Speaker: Guillermo Del Pinal (UMASS)
Title: Logicality and exhaustification: Towards an explanatory account of meaning-based distributional constraints
Date:
Time: 16:00 - 17:30
Location: Room L1.17 at LAB 42
Abstract: 
Various classes of functional terms---quantifiers, exceptives, comparatives, auxiliaries, attitude verbs, etc.---are subject to distributional constraints that don't seem amenable to syntactic or complexity based characterizations, yet can be systematically captured in semantic terms. These constraints have been taken to support the `Logicality of Language', i.e.,  the view that the human language system includes a computational system that can identify and automatically filter out LFs which are informationally trivial. Proponents of Logicality have proposed implementations that try avoid over-generating predictions of unacceptability for various kinds of superficial tautologies and contradictions. Less appreciated, however, is that unless we substantially constrain the kinds of logical operators that can be appealed to, triviality-based analyses risk collapsing into un-explanatory, direct encodings of the observed restrictions. Sensitive to this challenge, in this talk I will explore an approach to triviality-based constraints which rests on the independently motivated hypothesis that the language system has access to a limited repertoire of covert exhaustification operators, akin to “only" and “even", whose function is to optimize certain trade-offs, inherent in language-based communication, between computational complexity and informativity. The view I will explore builds on proposal that many classes of logical terms include morphologically marked duplicates which differ from their non-marked counterparts only in that they call for obligatory exhaustification. Depending on the specific syntactic configuration in which they occur, this association can reduce ambiguity and increase informativeness---but it can also generate trivial readings that result in strict unacceptability.
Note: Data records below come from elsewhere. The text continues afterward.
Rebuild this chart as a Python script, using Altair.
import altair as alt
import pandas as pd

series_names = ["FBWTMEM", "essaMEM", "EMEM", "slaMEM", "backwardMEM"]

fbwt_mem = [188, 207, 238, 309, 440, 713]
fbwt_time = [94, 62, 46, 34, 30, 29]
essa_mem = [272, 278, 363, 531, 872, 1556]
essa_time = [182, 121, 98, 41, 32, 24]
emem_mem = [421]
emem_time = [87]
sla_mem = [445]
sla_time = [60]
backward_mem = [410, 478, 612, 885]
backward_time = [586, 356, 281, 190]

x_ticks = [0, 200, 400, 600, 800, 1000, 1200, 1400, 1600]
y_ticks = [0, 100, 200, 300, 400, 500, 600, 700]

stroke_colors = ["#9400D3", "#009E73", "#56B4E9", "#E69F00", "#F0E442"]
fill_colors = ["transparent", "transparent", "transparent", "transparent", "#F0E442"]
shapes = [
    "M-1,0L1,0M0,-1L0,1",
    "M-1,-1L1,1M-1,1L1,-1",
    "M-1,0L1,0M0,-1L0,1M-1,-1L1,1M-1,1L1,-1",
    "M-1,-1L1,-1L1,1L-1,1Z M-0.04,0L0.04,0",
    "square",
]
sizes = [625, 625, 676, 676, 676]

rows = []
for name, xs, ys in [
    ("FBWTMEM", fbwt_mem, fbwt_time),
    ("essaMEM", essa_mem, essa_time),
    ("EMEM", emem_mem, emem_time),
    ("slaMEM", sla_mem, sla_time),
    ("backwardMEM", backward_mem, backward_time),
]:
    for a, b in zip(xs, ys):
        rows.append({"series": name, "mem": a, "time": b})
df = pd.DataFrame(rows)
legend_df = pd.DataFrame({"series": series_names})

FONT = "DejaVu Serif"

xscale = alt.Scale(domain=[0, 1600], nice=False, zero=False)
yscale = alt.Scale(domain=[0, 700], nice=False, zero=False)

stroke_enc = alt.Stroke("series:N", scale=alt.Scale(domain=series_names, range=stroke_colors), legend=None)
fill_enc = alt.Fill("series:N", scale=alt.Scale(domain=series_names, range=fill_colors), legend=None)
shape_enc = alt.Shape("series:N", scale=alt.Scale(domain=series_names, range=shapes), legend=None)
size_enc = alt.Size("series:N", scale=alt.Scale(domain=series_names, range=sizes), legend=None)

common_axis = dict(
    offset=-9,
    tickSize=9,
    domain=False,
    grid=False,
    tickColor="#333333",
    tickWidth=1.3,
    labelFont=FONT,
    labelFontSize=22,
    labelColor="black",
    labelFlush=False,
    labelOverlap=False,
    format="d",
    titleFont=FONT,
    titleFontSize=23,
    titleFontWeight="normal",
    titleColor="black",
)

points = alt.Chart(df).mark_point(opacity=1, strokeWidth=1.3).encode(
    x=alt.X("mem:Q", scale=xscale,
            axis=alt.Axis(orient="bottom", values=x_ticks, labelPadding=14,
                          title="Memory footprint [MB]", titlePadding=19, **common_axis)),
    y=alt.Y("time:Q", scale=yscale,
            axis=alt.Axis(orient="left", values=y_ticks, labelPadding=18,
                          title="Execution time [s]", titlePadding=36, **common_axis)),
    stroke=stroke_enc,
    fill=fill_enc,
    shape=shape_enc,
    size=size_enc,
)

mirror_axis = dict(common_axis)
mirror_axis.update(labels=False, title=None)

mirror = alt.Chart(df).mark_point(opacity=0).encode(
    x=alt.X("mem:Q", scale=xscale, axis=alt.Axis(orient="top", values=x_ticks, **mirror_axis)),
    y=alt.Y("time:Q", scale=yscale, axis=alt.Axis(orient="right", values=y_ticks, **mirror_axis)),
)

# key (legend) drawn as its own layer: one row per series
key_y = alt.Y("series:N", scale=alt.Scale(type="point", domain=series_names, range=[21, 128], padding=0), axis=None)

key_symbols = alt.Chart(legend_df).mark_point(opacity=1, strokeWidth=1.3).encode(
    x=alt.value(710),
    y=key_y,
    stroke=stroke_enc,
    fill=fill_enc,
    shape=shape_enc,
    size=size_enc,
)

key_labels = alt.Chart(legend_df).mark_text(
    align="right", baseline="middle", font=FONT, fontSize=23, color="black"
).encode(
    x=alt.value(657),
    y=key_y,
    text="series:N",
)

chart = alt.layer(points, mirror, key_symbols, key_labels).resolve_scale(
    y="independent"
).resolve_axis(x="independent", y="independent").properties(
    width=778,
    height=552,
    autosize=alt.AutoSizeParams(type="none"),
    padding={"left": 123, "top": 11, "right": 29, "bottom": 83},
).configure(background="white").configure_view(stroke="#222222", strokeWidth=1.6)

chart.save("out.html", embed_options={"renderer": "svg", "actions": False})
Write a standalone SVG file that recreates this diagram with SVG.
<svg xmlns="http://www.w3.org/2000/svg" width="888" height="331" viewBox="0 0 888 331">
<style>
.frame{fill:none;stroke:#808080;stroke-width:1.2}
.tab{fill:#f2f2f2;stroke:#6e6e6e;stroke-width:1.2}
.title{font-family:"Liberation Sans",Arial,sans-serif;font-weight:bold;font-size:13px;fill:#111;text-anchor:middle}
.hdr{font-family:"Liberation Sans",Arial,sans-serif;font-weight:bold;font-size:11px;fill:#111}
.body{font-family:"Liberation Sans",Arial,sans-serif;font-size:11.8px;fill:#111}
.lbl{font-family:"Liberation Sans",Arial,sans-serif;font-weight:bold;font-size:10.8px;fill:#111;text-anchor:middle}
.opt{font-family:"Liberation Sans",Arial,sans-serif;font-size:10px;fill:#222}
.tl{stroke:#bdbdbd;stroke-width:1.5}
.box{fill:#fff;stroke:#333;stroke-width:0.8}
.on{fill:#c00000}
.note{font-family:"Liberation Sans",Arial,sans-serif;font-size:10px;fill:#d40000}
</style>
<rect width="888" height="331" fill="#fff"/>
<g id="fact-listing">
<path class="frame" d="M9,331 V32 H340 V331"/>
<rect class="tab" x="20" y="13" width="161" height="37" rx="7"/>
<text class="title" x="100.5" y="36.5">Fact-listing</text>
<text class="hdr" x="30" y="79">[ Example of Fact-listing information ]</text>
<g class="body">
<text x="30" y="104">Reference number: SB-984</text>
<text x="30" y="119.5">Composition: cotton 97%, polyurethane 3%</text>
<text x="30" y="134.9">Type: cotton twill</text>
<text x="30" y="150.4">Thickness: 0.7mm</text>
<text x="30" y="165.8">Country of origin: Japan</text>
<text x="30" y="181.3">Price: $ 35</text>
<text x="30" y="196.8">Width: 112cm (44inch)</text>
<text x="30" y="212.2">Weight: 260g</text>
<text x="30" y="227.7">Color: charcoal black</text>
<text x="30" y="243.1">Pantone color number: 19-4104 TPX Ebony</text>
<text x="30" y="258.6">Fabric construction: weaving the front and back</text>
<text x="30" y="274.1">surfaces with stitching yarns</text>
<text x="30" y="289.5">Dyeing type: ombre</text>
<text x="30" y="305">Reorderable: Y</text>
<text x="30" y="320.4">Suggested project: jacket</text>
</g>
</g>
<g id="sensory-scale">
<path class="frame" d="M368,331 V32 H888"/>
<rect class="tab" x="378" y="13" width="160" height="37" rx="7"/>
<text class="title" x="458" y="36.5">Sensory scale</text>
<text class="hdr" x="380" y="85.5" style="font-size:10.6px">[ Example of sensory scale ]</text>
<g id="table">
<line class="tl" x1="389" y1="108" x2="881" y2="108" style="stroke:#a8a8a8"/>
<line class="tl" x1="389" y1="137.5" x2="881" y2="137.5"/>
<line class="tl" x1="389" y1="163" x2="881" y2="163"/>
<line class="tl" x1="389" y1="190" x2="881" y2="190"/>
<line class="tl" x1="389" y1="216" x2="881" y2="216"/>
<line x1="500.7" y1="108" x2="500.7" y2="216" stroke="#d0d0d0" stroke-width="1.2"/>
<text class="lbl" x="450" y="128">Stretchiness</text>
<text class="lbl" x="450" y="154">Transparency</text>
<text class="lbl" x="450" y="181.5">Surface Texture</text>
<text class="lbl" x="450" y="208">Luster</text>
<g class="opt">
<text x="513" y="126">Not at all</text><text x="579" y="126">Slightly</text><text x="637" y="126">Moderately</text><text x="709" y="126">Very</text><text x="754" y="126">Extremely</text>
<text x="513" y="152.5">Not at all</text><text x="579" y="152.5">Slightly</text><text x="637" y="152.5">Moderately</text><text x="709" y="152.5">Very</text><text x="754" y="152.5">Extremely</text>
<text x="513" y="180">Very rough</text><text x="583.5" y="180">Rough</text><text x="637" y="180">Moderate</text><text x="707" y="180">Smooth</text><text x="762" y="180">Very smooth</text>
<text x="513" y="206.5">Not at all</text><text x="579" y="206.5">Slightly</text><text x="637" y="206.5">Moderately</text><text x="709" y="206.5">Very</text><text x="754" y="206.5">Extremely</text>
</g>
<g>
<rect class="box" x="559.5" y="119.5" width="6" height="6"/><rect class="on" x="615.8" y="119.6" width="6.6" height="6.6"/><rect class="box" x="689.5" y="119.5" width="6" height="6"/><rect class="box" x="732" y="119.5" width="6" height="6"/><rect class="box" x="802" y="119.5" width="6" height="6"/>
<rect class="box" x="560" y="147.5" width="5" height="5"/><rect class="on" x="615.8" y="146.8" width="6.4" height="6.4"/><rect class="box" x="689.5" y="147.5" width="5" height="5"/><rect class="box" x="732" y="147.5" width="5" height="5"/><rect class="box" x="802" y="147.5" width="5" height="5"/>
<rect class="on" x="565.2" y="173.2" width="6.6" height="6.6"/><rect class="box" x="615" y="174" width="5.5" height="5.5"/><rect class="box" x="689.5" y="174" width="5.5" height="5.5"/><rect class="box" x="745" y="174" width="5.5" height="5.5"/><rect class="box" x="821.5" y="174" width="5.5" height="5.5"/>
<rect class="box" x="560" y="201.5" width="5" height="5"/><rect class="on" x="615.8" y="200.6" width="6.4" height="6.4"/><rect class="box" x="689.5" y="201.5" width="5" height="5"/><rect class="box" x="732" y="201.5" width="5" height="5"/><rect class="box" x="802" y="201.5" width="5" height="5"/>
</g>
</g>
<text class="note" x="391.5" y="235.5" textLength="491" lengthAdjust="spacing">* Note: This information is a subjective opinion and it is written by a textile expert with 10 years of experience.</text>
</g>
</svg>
I will motivate this approach by deriving some well-known distributional constraints, and showing that it descriptively outperforms Lexicalist alternatives and can be straightforwardly combined with a principled solution to the over-generation problem. I will also present two ways in which this approach helps us understand why the human language system is designed so as to automatically filter out certain informationally trivial structures.